Story Artist: Shea Anton Pensa, Bryan Talbot (penciller), Vince Locke, Mark Buckingham (inker)
Issue #55’s story featured what was perhaps the weakest of the various “World’s End” tales. That tale was told by a man named Petrefax who looked like a living corpse and who hailed from the city of Necropolis. Petrefax was a student in the city, learning about various methods of burial and he was assigned to assist with an ‘air burial’ in which bodies were slowly picked apart by birds. While waiting for that process, Petrefax and his companions shared stories with one another.
A companion named Mig told the story of a two that used criminals to serve as hangmen until they could no longer perform that duty. At that point, the criminal would be hung themselves. A criminal hangman named Billy was shown outwitting that process at the end of his life by using a rope to support his ill body when police came to collect him. In fooling the police into thinking that he was well, Billy managed to die a natural death a home.
Next, a man named Scroyle told the tale of a Necropolis that everyone knew was not the first one. Rather, residents of a prior Necropolis had disrespected the dead and been destroyed by a group of strangers that then built the new Necropolis.
Finally, Hermas told a story about apprenticing for Mistress Veltis. She had told Hermas about her hand being withered via an accident that she experienced while hiding in the catacombs from a wraith. She’d hidden in a supernatural room that resulted in her hand being withered. Late in life, she returned to that room and when she re-emerged from those catacombs to die, her hand was shown to have been restored.
Petrefax then admitted that he didn’t have a story of his own to tell and was admonished by his instructor to keep his mouth quiet. Brant Tucker spoke up to suggest that Petrefax was proof that everyone in the inn was dead. Gaiman had said in interviews about this story arc that he drew inspiration from horror anthology films where just that sort of situation was presented. However, a woman then concluded the issue by suggesting that everyone was still alive and that she knew the truth of the inn.
Sandman #56: “Worlds’ End”
Story Artist: Gary Amaro, Bryan Talbot (penciller), Dick Giordano, Steve Leialoha, Tony Harris, Mark Buckingham, Bryan Talbot (inker)
Readers didn’t learn the woman’s full explanation at the very beginning of issue #56 though. Instead, they were treated to Charlene giving the brief story of her unhappy life. She was a divorcee who had had an unacknowledged drunken encounter with Brant in the past and lived a life of misery. After providing that revelation, she stormed off in a depressed huff.

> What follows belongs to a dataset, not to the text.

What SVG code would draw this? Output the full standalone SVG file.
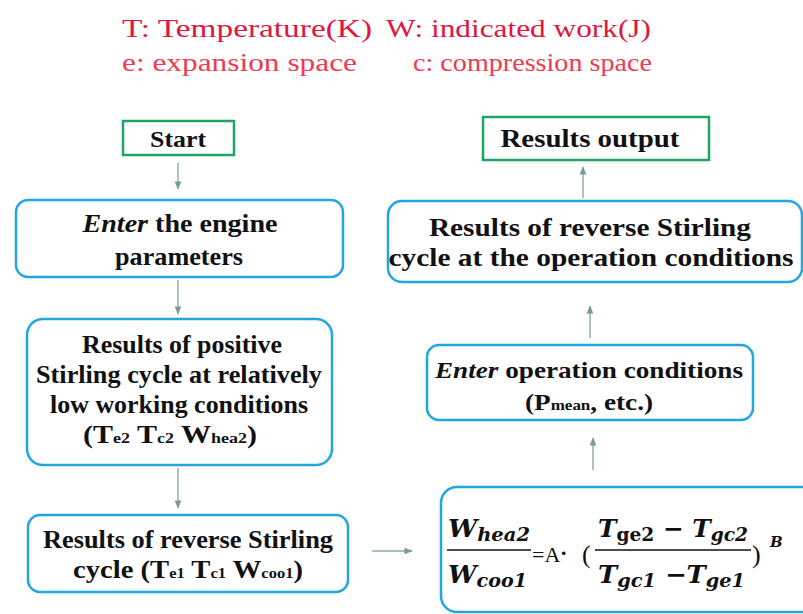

Soon thereafter, everyone else in the inn was called to look outside. They saw visions of giants walking across a starry night sky, the group forming a procession at what seemed to be a funeral. Readers would have noted a number of the Endless showing up in this sight and Death appearing at the very end of that procession, but those in the inn were left confused by what they had seen. The occupant of the coffin was not apparent but the next story arc in the series might have shed some light on Gaiman’s intent.
With the passing of that event, the people in the inn were told that they could leave. As they passed through the door of the inn they would be returned to their realities. Charlene was allowed to stay behind as a worker at the inn, but Brant departed.
Brant was then shown in an epilogue where he had been telling his story to a bar tender. He had returned from the inn to find himself listed as the owner of Charlene’s un-damaged car. Any records of Charlene’s existence had seemingly been erased.
The “World’s End” arc provided another nice example of Gaiman’s frequent use of “Sandman” as a covert anthology platform for writing about whatever he had on his mind. Some such stories were stronger than others, with the Prez story being a personal highlight.
Gaiman would next finish the “Sandman” series with two story arcs that were focused on the core story of the Endless.